Syracuse University Magazine

Lab Rat


Volunteering for an exercise study can be a revealing matter

I wore a bathing suit to work one February morning—even though it was regulation winter weather in Syracuse, with light flakes of crystalline snow falling and the thermometer hovering around 18 degrees. Swimsuits are not typical attire in the University’s Office of Marketing and Communications, where I work, but I had a date with the Bod Pod, an egg-shaped closet that would gauge my percentage of body fat by estimating how much air I displace. For the test to be accurate, I had to be as close to my “natural state” as possible. Hence the bathing suit, although I cheated and wore the one with tummy control.

The Bod Pod test, along with a weigh-in, would determine if I was accepted as a volunteer subject for an exercise science study with the incredibly long name of “Exercise Effects on Intramyocellular Lipid Content in Young and Older Obese Subjects and Older Non-Obese Subjects.” According to principal investigator Ruth M. Franklin G’04, a Ph.D. candidate in the School of Education’s exercise science program, the study’s aim is to understand how the fat in muscle changes in response to a single bout of intense resistance exercise. “This study is based on one that looked at the droplets of fat in the muscles of younger, non-obese men,” Franklin says. “And it showed that resistance exercise had an effect on them. We know it works, but we want to see if we get the same results in other populations. In my study, we’re looking at the muscle cells in women, typically an underrepresented group, to see if we get the same effect. We also want to know if there are differences between the groups.”

My weight and body fat percentage (neither of which will be divulged here)—plus the fact that I don’t smoke, don’t take antidepressants, birth control or hormone replacement medication, don’t have high blood pressure, high blood sugar, or out-of-control cholesterol, and don’t exercise all that much—made me a prime candidate for the study. In all, 30 women were recruited for the program in three categories: overweight younger women, overweight older women, and lean older women—my group, in case you’re wondering. (The term “older” is open to interpretation, and we’ll skip the age range as unnecessary for this story.) Fellow researchers had warned Franklin the lean older group would be the hardest to recruit, but she found that not to be true. “The group I had the most trouble getting was the young obese, because they couldn’t be on antidepressants for the study,” she says. “In one day, I screened out 10 young women because of the medication.

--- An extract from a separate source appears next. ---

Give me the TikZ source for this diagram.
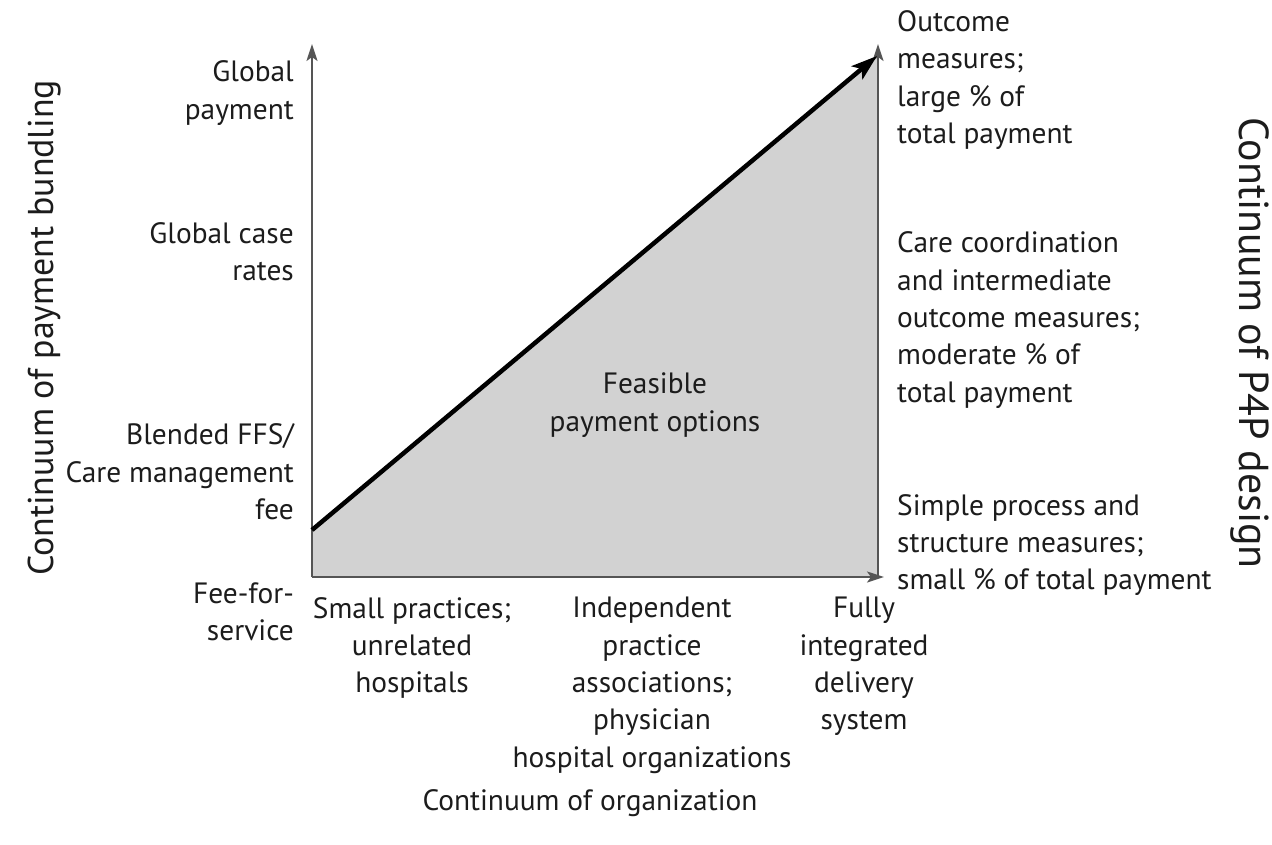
\documentclass[tikz,border=0pt]{standalone}
\usepackage{fontspec}
\setmainfont{PT Sans}
\usetikzlibrary{arrows.meta}
\definecolor{fillgray}{HTML}{D2D2D2}
\definecolor{axisgray}{HTML}{555555}
\definecolor{txt}{HTML}{1C1C1C}
\begin{document}
\begin{tikzpicture}[x=1bp,y=-1bp,
  lbl/.style={font=\fontsize{29.5}{37.5}\selectfont, text=txt, inner sep=0pt},
  vlbl/.style={font=\fontsize{36}{40}\selectfont, text=txt, inner sep=0pt},
  vlblr/.style={font=\fontsize{42}{44}\selectfont, text=txt, inner sep=0pt},
  axis/.style={draw=axisgray, line width=2.2bp, -{Stealth[length=17bp,width=11bp,inset=4bp]}},
  diag/.style={draw=black, line width=4.5bp, -{Stealth[length=26bp,width=17bp,inset=6bp]}}]
\useasboundingbox (0,0) rectangle (1272,845);
\coordinate (O) at (312,577);
\coordinate (L) at (312,530);
\coordinate (T) at (877,56);
\coordinate (BR) at (878,577);
\coordinate (Ltop) at (312,44);
\coordinate (Rtop) at (878,44);
\coordinate (Rend) at (884,577);
\fill[fillgray] (L) -- (T) -- (878,56) -- (BR) -- (O) -- cycle;
\draw[axis] (O) -- (Ltop);
\draw[axis] (BR) -- (Rtop);
\draw[axis] (O) -- (Rend);
\draw[diag] (L) -- (T);
% left labels
\node[lbl, anchor=east, align=right] (gp) at (294,93) {Global\\payment};
\node[lbl, anchor=east, align=right] (gcr) at (294,252) {Global case\\rates};
\node[lbl, anchor=east, align=right] (bl) at (294,472) {Blended FFS/\\Care management\\fee};
\node[lbl, anchor=east, align=right] (ffs) at (294,612) {Fee-for-\\service};
% right labels
\node[lbl, anchor=west, align=left] (om) at (897,80) {Outcome\\measures;\\large \% of\\total payment};
\node[lbl, anchor=west, align=left] (cc) at (897,320) {Care coordination\\and intermediate\\outcome measures;\\moderate \% of\\total payment};
\node[lbl, anchor=west, align=left] (sp) at (897,545) {Simple process and\\structure measures;\\small \% of total payment};
% bottom labels
\node[lbl, anchor=north, align=center] (c1) at (412,597) {Small practices;\\unrelated\\hospitals};
\node[lbl, anchor=north, align=center] (c2) at (652,597) {Independent\\practice\\associations;\\physician\\hospital organizations};
\node[lbl, anchor=north, align=center] (c3) at (864,597) {Fully\\integrated\\delivery\\system};
\node[lbl] (xo) at (590,803) {Continuum of organization};
% center
\node[lbl, align=center] (fp) at (655,405) {Feasible\\payment options};
% vertical labels
\node[vlbl, rotate=90] (yl) at (45,328) {Continuum of payment bundling};
\node[vlblr, rotate=-90] (yr) at (1250,343) {Continuum of P4P design};
\end{tikzpicture}
\end{document}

I assume they’re depressed about being obese, but one of the side effects of most antidepressants is weight gain. The medications impact fat metabolism, which is why we have to screen out people who are taking them.”

The initial interview and Bod Pod experience took place in the exercise science department, conveniently located upstairs from my office in the Women’s Building. The rest of the study sessions were held in a big, bright room furnished with every kind of exercise equipment imaginable, including a track, at SUNY Upstate Medical University’s Institute for Human Performance. During the second session, Franklin showed me the equipment I’d use for exercising my leg muscles, since those were the ones that would be tested. She was impressed by the range of motion in my ankles and asked if I was a dancer—noting they usually see such good lower leg flexibility only in ballerinas. 

At our third meeting, Franklin tested to see how much weight I could lift with my ballerina legs, making the weight stack heavier and heavier until my muscles declined to cooperate. She wasn’t kidding about the intensity of the exercise. There were five stations, each with a different exercise, and it was fun to see just how many of those metal weights I could lift. The hardest part was not letting go too soon and clanging the weights on release. 

For three days before the last session, I was instructed to make a list of everything I ate (an eye-opener in itself) and to consume at least 200 grams of carbohydrate per day—absolutely not a problem. The night before the test, I ate a dinner that Franklin had formulated specifically for me: chicken breast, white rice, broccoli, and two slices of wheat bread and butter—washed down with one liter of water. The purpose of the precise menu was to control for diet, according to Franklin, so the amount of food consumed wouldn’t vary and introduce error into the study.

The next morning, I was more than a little nervous about the challenge ahead, so for inspiration I donned that immortal emblem of Orange stamina, my “Marathon Men” T-shirt. The final session consisted of a fasting blood draw, then into an MRI for scans of the right leg. An intense bout of exercise followed, and then it was back into the MRI for another set of pictures. With Franklin out of town at a conference, her colleague, Amy Bidwell G’07, was in charge of my session.

When all the volunteers have been tested, Franklin will analyze the results to determine if the intense resistance exercise had any effect on cell fat. Her findings may add to the body of knowledge about insulin resistance and diabetes—the rates of both are on the rise in this country. “I’m eager to see what happens,” says Franklin, whose post-doctoral goal is to work in the public health sector. “I want to help people live healthier lives. When I developed this study, I tried to be sure to give something back to the subjects; it wasn’t all about me and my research. Many women feel too intimidated to go to a gym, but I wanted to show them that it’s not as hard as it seems.”

Will I go from lab rat to gym rat? Participating in the study was interesting and working out on the machines really was fun, so it’s a possibility. Or maybe I’ll take a class in ballet.